Too Many Candles: Grief Overload

With the recent attacks in Paris, and Beirut, we find sides being taken on to mourn and who to condemn as if one set of victims takes president over the other. It is time to assess whether it is even possible for any of us to adequately pay the deserved attention to these events with a 24 hour news cycle, , and a western anglo coverage bias. But even with the internet democratizing media, we could not consume all the news that there is to consume in a single day and productively live our lives. So this presents a problem of time and attention vs, stimuli. Economics would say we have to pick, but the question is how?

Some say we should just follow our passions and support the causes that are nearest and dearest to us. This way we can live closest to our authentic self and not compromise our beliefs to be something we are not. The interesting thing about this notion is that it doesn’t necessarily lead to a “better” world. There are many of us that are passionate about a cause, that has damaging repercussions on other people, that infringes on their rights and opportunity to life fulfilling lives. See gentrification. In areas where there is a lack of jobs, they fight for the deregulation, tax cuts, or rezoning that would allow for those jobs to enter. Once these companies open up, the same community now has to deal with gentrification.

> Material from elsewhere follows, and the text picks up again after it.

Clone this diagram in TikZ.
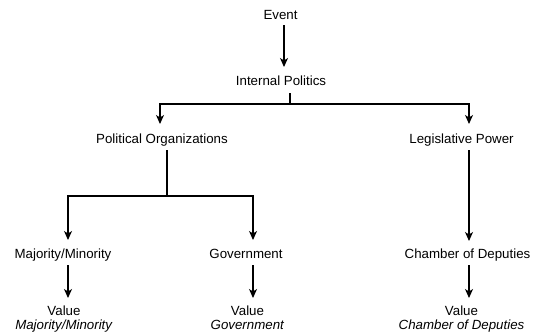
\documentclass[tikz,border=0pt]{standalone}
\usepackage{fontspec}
\setmainfont{Liberation Sans}
\usetikzlibrary{arrows.meta,calc}
\begin{document}
\begin{tikzpicture}[x=1pt,y=-1pt,
  lbl/.style={font=\fontsize{13.3}{14}\selectfont, inner sep=0pt, text height=9.6pt, text depth=3pt, anchor=base},
  val/.style={font=\fontsize{13.3}{13.5}\selectfont, inner sep=0pt, align=center, anchor=north},
  ln/.style={line width=1.1pt, black},
  arr/.style={ln, -{Stealth[length=9pt,width=8pt,inset=2.5pt]}}]
\useasboundingbox (0,0) rectangle (537,335);
% nodes
\node[lbl] (ev) at (280.5,19) {Event};
\node[lbl] (ip) at (281,85) {Internal Politics};
\node[lbl] (po) at (162,143) {Political Organizations};
\node[lbl] (lp) at (461.5,143) {Legislative Power};
\node[lbl] (mm) at (63,258.5) {Majority/Minority};
\node[lbl] (gv) at (246,258.5) {Government};
\node[lbl] (cd) at (467.5,258.5) {Chamber of Deputies};
\node[val] (v1) at (64,306) {Value\\\textit{Majority/Minority}};
\node[val] (v2) at (247.5,306) {Value\\\textit{Government}};
\node[val] (v3) at (461.5,306) {Value\\\textit{Chamber of Deputies}};
% connectors
\draw[arr] ($(ev.base)+(3.5,6)$) -- ($(ip.base)+(3,-18)$);
\coordinate (j1) at ($(ip.base)+(9,19)$);
\draw[ln] ($(ip.base)+(9,8)$) -- (j1);
\draw[arr] (j1) -| ($(po.base)+(-2,-19)$);
\draw[arr] (j1) -| ($(lp.base)+(7.5,-19)$);
\coordinate (j2) at ($(po.base)+(5,53)$);
\draw[ln] ($(po.base)+(5,7)$) -- (j2);
\draw[arr] (j2) -| ($(mm.base)+(5,-18.5)$);
\draw[arr] (j2) -| ($(gv.base)+(7,-18.5)$);
\draw[arr] ($(lp.base)+(7.5,7)$) -- ($(cd.base)+(1.5,-17.5)$);
\draw[arr] ($(mm.base)+(5,6.5)$) -- ($(v1.north)+(4,-8)$);
\draw[arr] ($(gv.base)+(7,6.5)$) -- ($(v2.north)+(5.5,-8)$);
\draw[arr] ($(cd.base)+(1.5,6.5)$) -- ($(v3.north)+(7.5,-8)$);
\end{tikzpicture}
\end{document}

Since every action comes with an equal but opposite reaction we can’t help but take the good with the bad but is that even possible when we are all trying to make the world “better”. Are we simply making it different, only rearranging the same pieces into different configurations? In doing that, are any of our efforts even worth it?

This line of thinking quickly lends itself to a nihilistic perspective, that it is all meaningless, and no matter what we do, the world will always be the same as it is. In some respects this is true. There is an ever present balance to the universe, nature, etc that maintains this greater order. What is meaningful to us is a much more nuclear set of life experiences and choices. So while we can say that the world as a whole is perpetually balanced and shifting, it does not mean those shifts are insignificant.

Though we may be caught in an endless paradigm of causes and effects we can still can not rest. Just as the Earth continues to rotate on its access we are bound to movement and change through our biology. This non static state effects our ideology as well. So we are tied to action, and it is there we find confusion about how to act and where to direct our attention. Do we lean towards our beloved Paris and mourn a nation that has close ties to America. Or do we focus the attention where is not being shined on a nation, Beirut that receives so little resource and attention. Or do we let our hearts decide knowing that there is a bias within us we may be succumbing to?

The third option while nobel, devalues both in some way. Paying partial attention to either, generically referring to them as “victims” or  “lost lives” but is that all we have time for? A 2 second moment of silence for nameless victims? Or should we take a day of work to research and learn the names of each casualty in this wretched conflict. It would be more human surely, but terribly in practical. Are we not here to challenge the merits of practicality? Or are there some chronological, biological, and geographic absolutes that we must observe?

It is a hard day when there is so much death that there isn’t enough time for all the thoughts of condolence that are needed. And in a world where we the list of casualties continues to grow this challenge will only grow harder.